◆ **TASK**
Reproduce the listing below without changes, except that pictures are left out.

◆ **DATA EXTRACT**
..............................

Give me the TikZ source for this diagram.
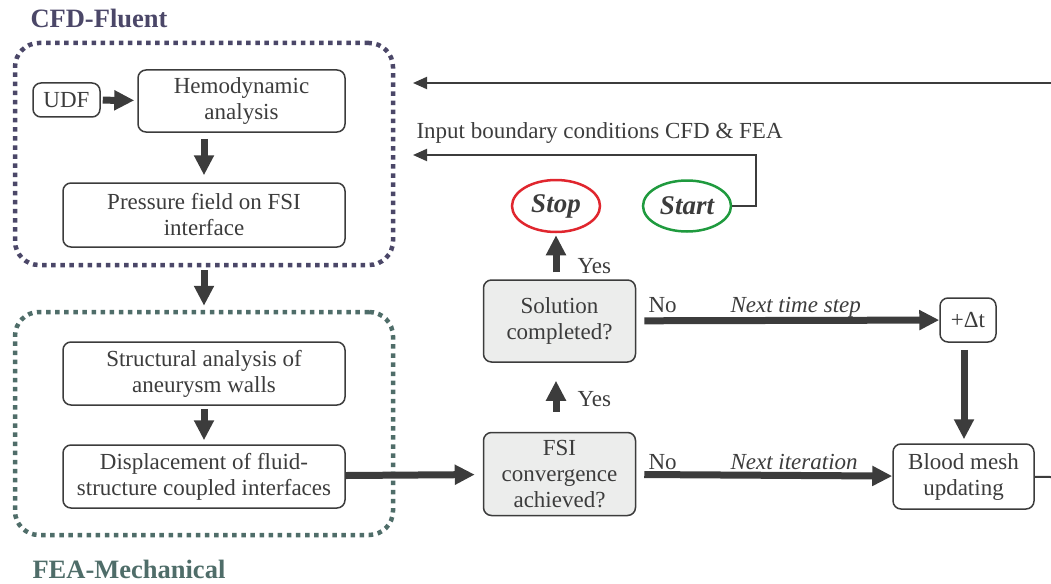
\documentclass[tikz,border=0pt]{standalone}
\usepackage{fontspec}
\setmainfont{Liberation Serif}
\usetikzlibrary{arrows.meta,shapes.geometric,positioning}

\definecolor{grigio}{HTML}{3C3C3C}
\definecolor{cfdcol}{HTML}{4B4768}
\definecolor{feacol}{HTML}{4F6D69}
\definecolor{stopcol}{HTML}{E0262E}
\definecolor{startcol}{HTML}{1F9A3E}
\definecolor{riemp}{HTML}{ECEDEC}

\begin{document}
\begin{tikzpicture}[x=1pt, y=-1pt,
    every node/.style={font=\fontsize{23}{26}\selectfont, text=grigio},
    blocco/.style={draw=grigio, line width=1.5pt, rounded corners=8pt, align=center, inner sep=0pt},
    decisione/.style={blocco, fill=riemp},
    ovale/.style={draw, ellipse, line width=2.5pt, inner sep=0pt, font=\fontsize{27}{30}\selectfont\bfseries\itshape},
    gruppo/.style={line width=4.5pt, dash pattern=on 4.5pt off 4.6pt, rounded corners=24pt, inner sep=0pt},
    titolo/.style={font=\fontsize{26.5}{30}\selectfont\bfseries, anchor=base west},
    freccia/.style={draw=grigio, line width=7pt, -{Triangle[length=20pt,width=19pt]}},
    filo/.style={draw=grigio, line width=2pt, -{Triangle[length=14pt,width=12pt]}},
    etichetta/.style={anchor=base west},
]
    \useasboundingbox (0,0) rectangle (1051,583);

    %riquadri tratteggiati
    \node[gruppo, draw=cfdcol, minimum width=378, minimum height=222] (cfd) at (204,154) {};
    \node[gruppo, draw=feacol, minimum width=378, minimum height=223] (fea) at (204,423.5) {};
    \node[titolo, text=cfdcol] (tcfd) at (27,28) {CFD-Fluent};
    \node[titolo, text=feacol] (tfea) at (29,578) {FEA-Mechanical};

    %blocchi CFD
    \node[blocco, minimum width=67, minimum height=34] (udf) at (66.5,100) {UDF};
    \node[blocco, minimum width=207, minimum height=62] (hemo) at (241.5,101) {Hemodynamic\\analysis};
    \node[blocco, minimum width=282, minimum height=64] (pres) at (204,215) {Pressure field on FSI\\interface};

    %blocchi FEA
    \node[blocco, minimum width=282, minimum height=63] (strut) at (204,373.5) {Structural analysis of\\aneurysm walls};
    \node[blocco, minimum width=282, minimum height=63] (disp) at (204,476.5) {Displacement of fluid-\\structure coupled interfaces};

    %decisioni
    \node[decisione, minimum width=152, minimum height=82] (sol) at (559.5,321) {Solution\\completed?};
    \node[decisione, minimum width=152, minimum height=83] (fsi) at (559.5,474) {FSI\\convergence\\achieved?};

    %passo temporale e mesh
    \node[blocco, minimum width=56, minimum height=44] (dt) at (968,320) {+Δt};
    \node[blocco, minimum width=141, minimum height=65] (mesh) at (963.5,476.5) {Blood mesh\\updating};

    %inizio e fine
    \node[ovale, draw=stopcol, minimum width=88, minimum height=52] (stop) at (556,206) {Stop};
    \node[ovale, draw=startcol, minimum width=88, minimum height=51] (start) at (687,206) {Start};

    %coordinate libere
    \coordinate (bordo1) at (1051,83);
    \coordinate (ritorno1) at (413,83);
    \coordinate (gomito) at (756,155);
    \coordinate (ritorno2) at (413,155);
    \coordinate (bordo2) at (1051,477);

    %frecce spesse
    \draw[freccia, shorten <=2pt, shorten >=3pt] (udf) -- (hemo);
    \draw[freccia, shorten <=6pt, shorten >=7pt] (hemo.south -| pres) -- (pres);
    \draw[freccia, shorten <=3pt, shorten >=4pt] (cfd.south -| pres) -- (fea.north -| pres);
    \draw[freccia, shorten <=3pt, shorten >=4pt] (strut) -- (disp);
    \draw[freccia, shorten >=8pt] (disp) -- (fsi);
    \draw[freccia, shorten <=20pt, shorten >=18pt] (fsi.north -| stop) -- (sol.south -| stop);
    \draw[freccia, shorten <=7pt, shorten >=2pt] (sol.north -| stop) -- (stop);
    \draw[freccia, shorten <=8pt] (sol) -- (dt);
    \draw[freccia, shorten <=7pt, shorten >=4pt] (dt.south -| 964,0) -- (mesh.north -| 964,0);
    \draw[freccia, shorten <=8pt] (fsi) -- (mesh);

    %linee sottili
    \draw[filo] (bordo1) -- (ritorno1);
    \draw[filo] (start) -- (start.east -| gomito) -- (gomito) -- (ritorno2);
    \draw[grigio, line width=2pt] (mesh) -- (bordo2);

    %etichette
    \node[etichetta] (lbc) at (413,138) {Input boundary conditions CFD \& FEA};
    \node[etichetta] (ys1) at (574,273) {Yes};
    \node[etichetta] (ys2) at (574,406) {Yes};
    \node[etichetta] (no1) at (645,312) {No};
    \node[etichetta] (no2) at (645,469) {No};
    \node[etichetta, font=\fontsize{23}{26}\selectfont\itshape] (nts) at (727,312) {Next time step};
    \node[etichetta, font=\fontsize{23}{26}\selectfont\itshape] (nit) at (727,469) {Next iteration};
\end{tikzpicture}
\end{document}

..............................

◆ **EXERCISE OUTPUT**
Give me the TikZ source for this diagram.
\documentclass[tikz,border=0pt]{standalone}
\usepackage{fontspec}
\setmainfont{Liberation Serif}
\usetikzlibrary{arrows.meta,shapes.geometric,positioning}

\definecolor{grigio}{HTML}{3C3C3C}
\definecolor{cfdcol}{HTML}{4B4768}
\definecolor{feacol}{HTML}{4F6D69}
\definecolor{stopcol}{HTML}{E0262E}
\definecolor{startcol}{HTML}{1F9A3E}
\definecolor{riemp}{HTML}{ECEDEC}

\begin{document}
\begin{tikzpicture}[x=1pt, y=-1pt,
    every node/.style={font=\fontsize{23}{26}\selectfont, text=grigio},
    blocco/.style={draw=grigio, line width=1.5pt, rounded corners=8pt, align=center, inner sep=0pt},
    decisione/.style={blocco, fill=riemp},
    ovale/.style={draw, ellipse, line width=2.5pt, inner sep=0pt, font=\fontsize{27}{30}\selectfont\bfseries\itshape},
    gruppo/.style={line width=4.5pt, dash pattern=on 4.5pt off 4.6pt, rounded corners=24pt, inner sep=0pt},
    titolo/.style={font=\fontsize{26.5}{30}\selectfont\bfseries, anchor=base west},
    freccia/.style={draw=grigio, line width=7pt, -{Triangle[length=20pt,width=19pt]}},
    filo/.style={draw=grigio, line width=2pt, -{Triangle[length=14pt,width=12pt]}},
    etichetta/.style={anchor=base west},
]
    \useasboundingbox (0,0) rectangle (1051,583);

    %riquadri tratteggiati
    \node[gruppo, draw=cfdcol, minimum width=378, minimum height=222] (cfd) at (204,154) {};
    \node[gruppo, draw=feacol, minimum width=378, minimum height=223] (fea) at (204,423.5) {};
    \node[titolo, text=cfdcol] (tcfd) at (27,28) {CFD-Fluent};
    \node[titolo, text=feacol] (tfea) at (29,578) {FEA-Mechanical};

    %blocchi CFD
    \node[blocco, minimum width=67, minimum height=34] (udf) at (66.5,100) {UDF};
    \node[blocco, minimum width=207, minimum height=62] (hemo) at (241.5,101) {Hemodynamic\\analysis};
    \node[blocco, minimum width=282, minimum height=64] (pres) at (204,215) {Pressure field on FSI\\interface};

    %blocchi FEA
    \node[blocco, minimum width=282, minimum height=63] (strut) at (204,373.5) {Structural analysis of\\aneurysm walls};
    \node[blocco, minimum width=282, minimum height=63] (disp) at (204,476.5) {Displacement of fluid-\\structure coupled interfaces};

    %decisioni
    \node[decisione, minimum width=152, minimum height=82] (sol) at (559.5,321) {Solution\\completed?};
    \node[decisione, minimum width=152, minimum height=83] (fsi) at (559.5,474) {FSI\\convergence\\achieved?};

    %passo temporale e mesh
    \node[blocco, minimum width=56, minimum height=44] (dt) at (968,320) {+Δt};
    \node[blocco, minimum width=141, minimum height=65] (mesh) at (963.5,476.5) {Blood mesh\\updating};

    %inizio e fine
    \node[ovale, draw=stopcol, minimum width=88, minimum height=52] (stop) at (556,206) {Stop};
    \node[ovale, draw=startcol, minimum width=88, minimum height=51] (start) at (687,206) {Start};

    %coordinate libere
    \coordinate (bordo1) at (1051,83);
    \coordinate (ritorno1) at (413,83);
    \coordinate (gomito) at (756,155);
    \coordinate (ritorno2) at (413,155);
    \coordinate (bordo2) at (1051,477);

    %frecce spesse
    \draw[freccia, shorten <=2pt, shorten >=3pt] (udf) -- (hemo);
    \draw[freccia, shorten <=6pt, shorten >=7pt] (hemo.south -| pres) -- (pres);
    \draw[freccia, shorten <=3pt, shorten >=4pt] (cfd.south -| pres) -- (fea.north -| pres);
    \draw[freccia, shorten <=3pt, shorten >=4pt] (strut) -- (disp);
    \draw[freccia, shorten >=8pt] (disp) -- (fsi);
    \draw[freccia, shorten <=20pt, shorten >=18pt] (fsi.north -| stop) -- (sol.south -| stop);
    \draw[freccia, shorten <=7pt, shorten >=2pt] (sol.north -| stop) -- (stop);
    \draw[freccia, shorten <=8pt] (sol) -- (dt);
    \draw[freccia, shorten <=7pt, shorten >=4pt] (dt.south -| 964,0) -- (mesh.north -| 964,0);
    \draw[freccia, shorten <=8pt] (fsi) -- (mesh);

    %linee sottili
    \draw[filo] (bordo1) -- (ritorno1);
    \draw[filo] (start) -- (start.east -| gomito) -- (gomito) -- (ritorno2);
    \draw[grigio, line width=2pt] (mesh) -- (bordo2);

    %etichette
    \node[etichetta] (lbc) at (413,138) {Input boundary conditions CFD \& FEA};
    \node[etichetta] (ys1) at (574,273) {Yes};
    \node[etichetta] (ys2) at (574,406) {Yes};
    \node[etichetta] (no1) at (645,312) {No};
    \node[etichetta] (no2) at (645,469) {No};
    \node[etichetta, font=\fontsize{23}{26}\selectfont\itshape] (nts) at (727,312) {Next time step};
    \node[etichetta, font=\fontsize{23}{26}\selectfont\itshape] (nit) at (727,469) {Next iteration};
\end{tikzpicture}
\end{document}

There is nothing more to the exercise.